When your friend dies, people will tell you thinks like "Allow yourself to grieve." But when your friend dies a violent death, whether self inflicted violence or violence at the hands of another person, what they don't tell you is that you have TWO things you have to deal with. I'm not in the business of suggesting that a violent death is somehow "harder" to process or deal with. But it IS different. Very different.
There are two tragedies that your mind has to
process...the first is, of course, the loss of your friend, and the
second, is murder or suicide. Even though they're connected, obviously, you're dealing
with both death AND deadly violence. As a society, we are somewhat conditioned
to accept "death" in a certain way....she's in a better place, etc. But
when you throw murder or suicide in there, you have this whole NEW
thing to deal with, and in can sometimes get in the way of your grieving
for your friend. I know that happened with me. I don't think I
actually began to grieve...TRULY grieve for Leslie the PERSON until I
had processed the murder. And that took a long time. For me, it was almost five years. It's OKAY to need to process the violence right now. Being angry about it and having feelings about it
does NOT mean that you are not a loving friend who is grieving his or her best
I've seen people who have been able to deal with both things concurrently and be okay with that. When I was teaching at a rougher, urban school, I saw CHILDREN who were able to process both violent death and loss at the same time better than I was. But, honestly, I don't think it's about being "better" at it. I think it's about how your brain works. Maybe it's about how you and the person you lost actually connected, particular communications you shared, maybe even concerning death. I know that one of Leslie's and my other best friends, Brooke, dealt with the loss first and began to face the murder itself much later.

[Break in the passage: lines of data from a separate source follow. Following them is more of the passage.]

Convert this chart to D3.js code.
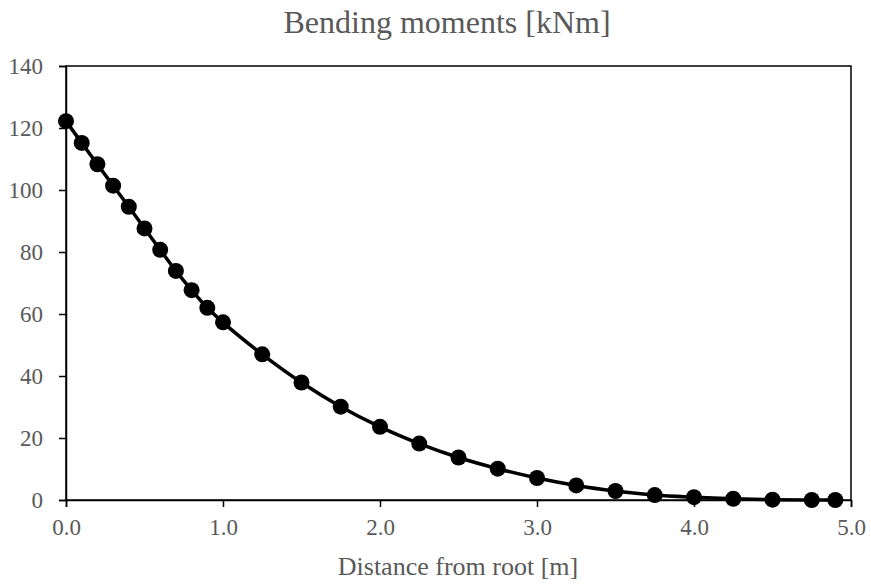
<!DOCTYPE html>
<html>
<head>
<meta charset="utf-8">
<script src="https://cdn.jsdelivr.net/npm/d3@7"></script>
<style>
  body { margin: 0; background: #fff; }
  text { font-family: "Liberation Serif", "Times New Roman", serif; fill: #595959; }
</style>
</head>
<body>
<div id="chart"></div>
<script>
// data
var distance = [0.0, 0.1, 0.2, 0.3, 0.4, 0.5, 0.6, 0.7, 0.8, 0.9, 1.0,
  1.25, 1.5, 1.75, 2.0, 2.25, 2.5, 2.75, 3.0, 3.25, 3.5, 3.75, 4.0, 4.25, 4.5, 4.75, 4.9];
var moment = [122.2, 115.2, 108.3, 101.4, 94.6, 87.6, 80.7, 73.9, 67.7, 62.0, 57.3,
  47.0, 37.9, 30.1, 23.6, 18.2, 13.7, 10.1, 7.1, 4.7, 2.9, 1.6, 0.9, 0.4, 0.1, 0.0, 0.0];
var xTicks = [0, 1, 2, 3, 4, 5];
var yTicks = [0, 20, 40, 60, 80, 100, 120, 140];

var svgWidth = 871;
var svgHeight = 587;
var margin = { top: 66, right: 20, bottom: 87, left: 66 };
var width = 851 - margin.left;
var height = svgHeight - margin.top - margin.bottom;

var svg = d3.select("#chart")
  .append("svg")
  .attr("width", svgWidth)
  .attr("height", svgHeight);

var chartGroup = svg.append("g")
  .attr("transform", `translate(${margin.left}, ${margin.top})`);

var data = distance.map((d, i) => ({ x: d, y: moment[i] }));

var xScale = d3.scaleLinear().domain([0, 5]).range([0, width]);
var yScale = d3.scaleLinear().domain([0, 140]).range([height, 0]);

// frame
chartGroup.append("rect")
  .attr("width", width)
  .attr("height", height)
  .attr("fill", "none")
  .attr("stroke", "#000")
  .attr("stroke-width", 1.5);

var bottomAxis = d3.axisBottom(xScale).tickValues(xTicks).tickFormat(d3.format(".1f")).tickSize(7).tickPadding(12);
var leftAxis = d3.axisLeft(yScale).tickValues(yTicks).tickSize(7).tickPadding(16);

var gx = chartGroup.append("g")
  .attr("transform", `translate(0, ${height})`)
  .call(bottomAxis);
var gy = chartGroup.append("g").call(leftAxis);

[gx, gy].forEach(g => {
  g.attr("font-size", null).attr("font-family", null);
  g.select(".domain").attr("stroke", "#000").attr("stroke-width", 1.5);
  g.selectAll(".tick line").attr("stroke", "#000").attr("stroke-width", 1.5);
  g.selectAll(".tick text")
    .style("font-family", "Liberation Serif, serif")
    .style("font-size", "23px")
    .style("fill", "#595959");
});

// curve
var line = d3.line()
  .x(d => xScale(d.x))
  .y(d => yScale(d.y))
  .curve(d3.curveMonotoneX);

chartGroup.append("path")
  .datum(data)
  .attr("d", line)
  .attr("fill", "none")
  .attr("stroke", "#000")
  .attr("stroke-width", 3.5);

chartGroup.selectAll("circle")
  .data(data)
  .enter()
  .append("circle")
  .attr("cx", d => xScale(d.x))
  .attr("cy", d => yScale(d.y))
  .attr("r", 8)
  .attr("fill", "#000");

// titles
svg.append("text")
  .attr("x", 447)
  .attr("y", 33)
  .attr("text-anchor", "middle")
  .style("font-size", "32px")
  .text("Bending moments [kNm]");

svg.append("text")
  .attr("x", 458)
  .attr("y", 575)
  .attr("text-anchor", "middle")
  .style("font-size", "26px")
  .text("Distance from root [m]");
</script>
</body>
</html>
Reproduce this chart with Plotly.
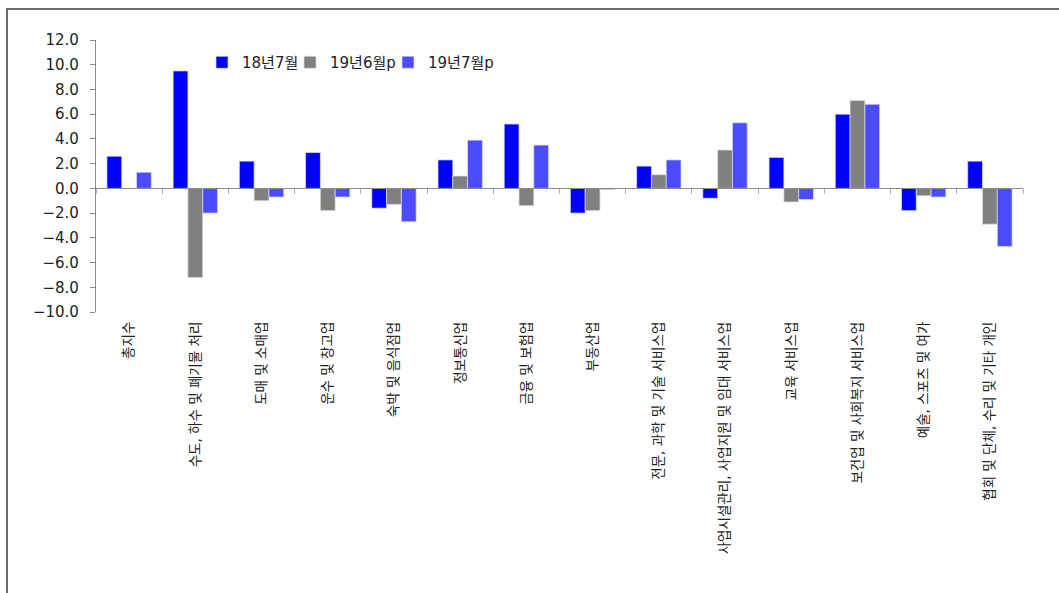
import plotly.graph_objects as go

categories = [
    "총지수",
    "수도, 하수 및 폐기물 처리",
    "도매 및 소매업",
    "운수 및 창고업",
    "숙박 및 음식점업",
    "정보통신업",
    "금융 및 보험업",
    "부동산업",
    "전문, 과학 및 기술 서비스업",
    "사업시설관리, 사업지원 및 임대 서비스업",
    "교육 서비스업",
    "보건업 및 사회복지 서비스업",
    "예술, 스포츠 및 여가",
    "협회 및 단체, 수리 및 기타 개인",
]
series_names = ["18년7월", "19년6월p", "19년7월p"]
v_1807 = [2.6, 9.5, 2.2, 2.9, -1.6, 2.3, 5.2, -2.0, 1.8, -0.8, 2.5, 6.0, -1.8, 2.2]
v_1906 = [0.0, -7.2, -1.0, -1.8, -1.3, 1.0, -1.4, -1.8, 1.1, 3.1, -1.1, 7.1, -0.6, -2.9]
v_1907 = [1.3, -2.0, -0.7, -0.7, -2.7, 3.9, 3.5, -0.1, 2.3, 5.3, -0.9, 6.8, -0.7, -4.7]
colors = ["#0000FF", "#808080", "#4B4BFF"]
y_range = [-10, 12]

FONT = "DejaVu Sans, Noto Sans CJK KR, sans-serif"

W, H = 1059, 593
L, R, T, B = 96, 36, 40, 281
pw, ph = W - L - R, H - T - B

legend_ids = ["legend", "legend2", "legend3"]
legend_px = [202, 290, 388]  # left edge of each legend entry, in pixels

fig = go.Figure()
for name, vals, col, lid in zip(series_names, [v_1807, v_1906, v_1907], colors, legend_ids):
    fig.add_trace(go.Bar(
        x=categories, y=vals, name=name, legend=lid,
        marker=dict(color=col, line=dict(color="rgba(220,220,230,0.9)", width=0.8)),
    ))

# helper trace for the axis drawn at y = 0
fig.add_trace(go.Scatter(
    x=categories, y=[None] * len(categories), xaxis="x2", yaxis="y",
    showlegend=False, hoverinfo="skip", mode="lines",
))

zero_pos = (0 - y_range[0]) / (y_range[1] - y_range[0])

legends = {}
for lid, px in zip(legend_ids, legend_px):
    legends[lid] = dict(
        orientation="h", x=(px - L) / pw, y=1 - (46 - T) / ph,
        xanchor="left", yanchor="top",
        font=dict(size=15, family=FONT, color="#222"),
        itemwidth=30, bgcolor="rgba(0,0,0,0)",
    )

fig.update_layout(
    width=W, height=H,
    margin=dict(l=L, r=R, t=T, b=B, pad=0),
    paper_bgcolor="white", plot_bgcolor="white",
    font=dict(family=FONT, color="#222222"),
    barmode="group", bargap=0.33, bargroupgap=0.0,
    xaxis=dict(
        type="category", categoryorder="array", categoryarray=categories,
        range=[-0.5, len(categories) - 0.5],
        showline=False, showgrid=False, zeroline=False, ticks="",
        tickangle=-90, tickfont=dict(size=13.5, family=FONT, color="#222"),
        ticklabelstandoff=6,
    ),
    xaxis2=dict(
        type="category", categoryorder="array", categoryarray=categories,
        range=[-0.5, len(categories) - 0.5],
        overlaying="x", anchor="free", position=zero_pos,
        showline=True, linecolor="#8c8c8c", linewidth=1.2,
        ticks="outside", tickson="boundaries", ticklen=5, tickcolor="#b0b0b0",
        showticklabels=False, showgrid=False, zeroline=False,
    ),
    yaxis=dict(
        range=y_range, dtick=2, tickformat=".1f",
        showline=True, linecolor="#8c8c8c", linewidth=1.2,
        ticks="outside", ticklen=5, tickcolor="#8c8c8c",
        showgrid=False, zeroline=False,
        tickfont=dict(size=15, family=FONT, color="#222"),
        ticklabelstandoff=8,
    ),
    shapes=[dict(
        type="rect", xref="paper", yref="paper",
        x0=(7 - L) / pw, x1=(W + 20 - L) / pw,
        y0=-2, y1=1 + (T - 9) / ph,
        line=dict(color="#6a6a6a", width=2), fillcolor="rgba(0,0,0,0)",
        layer="below",
    )],
    **legends,
)

fig.write_html("out.html")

I had the experience of wanting to know the facts of the murder right away...including the ones that aren't usually well received by loved ones. I couldn't explain to you then why I wanted (actually NEEDED) this. All I can say is that I've been a "facts" person for my whole life. It strikes some people as odd, considering I am in a creative field, but even my art has its rigidity and structure. I like things explained, under control and I like things to make sense. And when they don't...can't...make sense, I guess I have to find out as much as I can and see if I can make some sense of it on my own...even if I have to fill in some gaps. As you read through some of my writings, if you have an eye for details, you can even catch how some of the facts change as I learned new things, got new documents and bits of knowledge from random, and sometimes surprising, people.
What I know now, after LOTS of journaling, introspection, talks with friends and family over wine and too many cigarettes, and, recently, some really amazing therapy with a counselor who must have been hand crafted just for me, is that, the way my brain works, I needed all the truth and factual information that was out there before I could begin to miss my friend. I was somehow afraid of "coming to terms" with what happened to her and making peace with it only to find out later that it was different than I thought.
And It was also a great way to avoid it..."it" being the reall hard part. I kept pretty busy with the events of death. And when a death is violent and, in our case, public, there are plenty of events to keep you busy. There were facts to figure out, news media to avoid, documents to sort through, scholarships to give out, speeches to write... And when all that was over, I could ruminate on all of that for the next three or four years. And, in the meantime, I could avoid remembering that, on the day after her murder, when I went to her apartment to feed her cats, I saw the clothes she had been wearing the day before on the floor of her bedroom...pooled up on the rug as if she had just stepped out of them. I could avoid remembering that SHE was gone.